■ **AIM OF THE EXERCISE**: Give the data a second time, exactly and in full.

■ **RAW RECORDS**:

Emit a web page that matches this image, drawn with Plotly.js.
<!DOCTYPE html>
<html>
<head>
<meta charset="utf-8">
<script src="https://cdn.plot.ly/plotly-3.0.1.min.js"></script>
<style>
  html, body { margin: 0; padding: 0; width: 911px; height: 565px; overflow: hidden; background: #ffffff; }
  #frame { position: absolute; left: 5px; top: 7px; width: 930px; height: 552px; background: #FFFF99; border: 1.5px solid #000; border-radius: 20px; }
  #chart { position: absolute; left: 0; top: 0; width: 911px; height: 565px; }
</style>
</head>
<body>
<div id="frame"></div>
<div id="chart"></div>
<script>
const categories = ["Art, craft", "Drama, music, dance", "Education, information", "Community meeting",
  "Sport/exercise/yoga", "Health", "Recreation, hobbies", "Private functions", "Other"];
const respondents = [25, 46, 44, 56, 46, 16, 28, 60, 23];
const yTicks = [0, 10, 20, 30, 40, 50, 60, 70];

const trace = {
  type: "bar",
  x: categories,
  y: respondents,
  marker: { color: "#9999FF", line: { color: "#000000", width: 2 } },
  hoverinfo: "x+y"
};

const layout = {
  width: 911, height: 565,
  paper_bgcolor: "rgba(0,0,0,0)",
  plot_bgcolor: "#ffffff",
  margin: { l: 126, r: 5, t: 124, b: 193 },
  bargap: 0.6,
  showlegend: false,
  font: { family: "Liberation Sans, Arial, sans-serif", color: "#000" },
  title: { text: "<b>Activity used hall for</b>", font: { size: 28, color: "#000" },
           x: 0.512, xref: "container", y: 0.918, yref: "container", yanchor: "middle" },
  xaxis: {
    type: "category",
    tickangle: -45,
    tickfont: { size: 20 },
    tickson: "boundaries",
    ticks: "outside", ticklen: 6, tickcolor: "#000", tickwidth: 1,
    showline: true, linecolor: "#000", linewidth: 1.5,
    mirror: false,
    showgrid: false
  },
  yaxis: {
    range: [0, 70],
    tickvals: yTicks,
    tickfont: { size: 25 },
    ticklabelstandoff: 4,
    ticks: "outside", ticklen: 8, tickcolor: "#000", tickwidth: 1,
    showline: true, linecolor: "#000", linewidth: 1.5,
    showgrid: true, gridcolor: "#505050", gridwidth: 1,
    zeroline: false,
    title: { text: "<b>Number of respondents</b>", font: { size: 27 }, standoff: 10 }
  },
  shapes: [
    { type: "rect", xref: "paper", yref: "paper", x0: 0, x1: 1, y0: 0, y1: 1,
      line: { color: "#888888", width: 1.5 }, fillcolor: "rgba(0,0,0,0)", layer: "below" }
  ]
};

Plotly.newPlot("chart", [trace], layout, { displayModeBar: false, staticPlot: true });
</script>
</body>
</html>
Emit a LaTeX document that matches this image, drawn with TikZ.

■ **FINAL RESULT**:
Emit a web page that matches this image, drawn with Plotly.js.
<!DOCTYPE html>
<html>
<head>
<meta charset="utf-8">
<script src="https://cdn.plot.ly/plotly-3.0.1.min.js"></script>
<style>
  html, body { margin: 0; padding: 0; width: 911px; height: 565px; overflow: hidden; background: #ffffff; }
  #frame { position: absolute; left: 5px; top: 7px; width: 930px; height: 552px; background: #FFFF99; border: 1.5px solid #000; border-radius: 20px; }
  #chart { position: absolute; left: 0; top: 0; width: 911px; height: 565px; }
</style>
</head>
<body>
<div id="frame"></div>
<div id="chart"></div>
<script>
const categories = ["Art, craft", "Drama, music, dance", "Education, information", "Community meeting",
  "Sport/exercise/yoga", "Health", "Recreation, hobbies", "Private functions", "Other"];
const respondents = [25, 46, 44, 56, 46, 16, 28, 60, 23];
const yTicks = [0, 10, 20, 30, 40, 50, 60, 70];

const trace = {
  type: "bar",
  x: categories,
  y: respondents,
  marker: { color: "#9999FF", line: { color: "#000000", width: 2 } },
  hoverinfo: "x+y"
};

const layout = {
  width: 911, height: 565,
  paper_bgcolor: "rgba(0,0,0,0)",
  plot_bgcolor: "#ffffff",
  margin: { l: 126, r: 5, t: 124, b: 193 },
  bargap: 0.6,
  showlegend: false,
  font: { family: "Liberation Sans, Arial, sans-serif", color: "#000" },
  title: { text: "<b>Activity used hall for</b>", font: { size: 28, color: "#000" },
           x: 0.512, xref: "container", y: 0.918, yref: "container", yanchor: "middle" },
  xaxis: {
    type: "category",
    tickangle: -45,
    tickfont: { size: 20 },
    tickson: "boundaries",
    ticks: "outside", ticklen: 6, tickcolor: "#000", tickwidth: 1,
    showline: true, linecolor: "#000", linewidth: 1.5,
    mirror: false,
    showgrid: false
  },
  yaxis: {
    range: [0, 70],
    tickvals: yTicks,
    tickfont: { size: 25 },
    ticklabelstandoff: 4,
    ticks: "outside", ticklen: 8, tickcolor: "#000", tickwidth: 1,
    showline: true, linecolor: "#000", linewidth: 1.5,
    showgrid: true, gridcolor: "#505050", gridwidth: 1,
    zeroline: false,
    title: { text: "<b>Number of respondents</b>", font: { size: 27 }, standoff: 10 }
  },
  shapes: [
    { type: "rect", xref: "paper", yref: "paper", x0: 0, x1: 1, y0: 0, y1: 1,
      line: { color: "#888888", width: 1.5 }, fillcolor: "rgba(0,0,0,0)", layer: "below" }
  ]
};

Plotly.newPlot("chart", [trace], layout, { displayModeBar: false, staticPlot: true });
</script>
</body>
</html>
Emit a LaTeX document that matches this image, drawn with TikZ.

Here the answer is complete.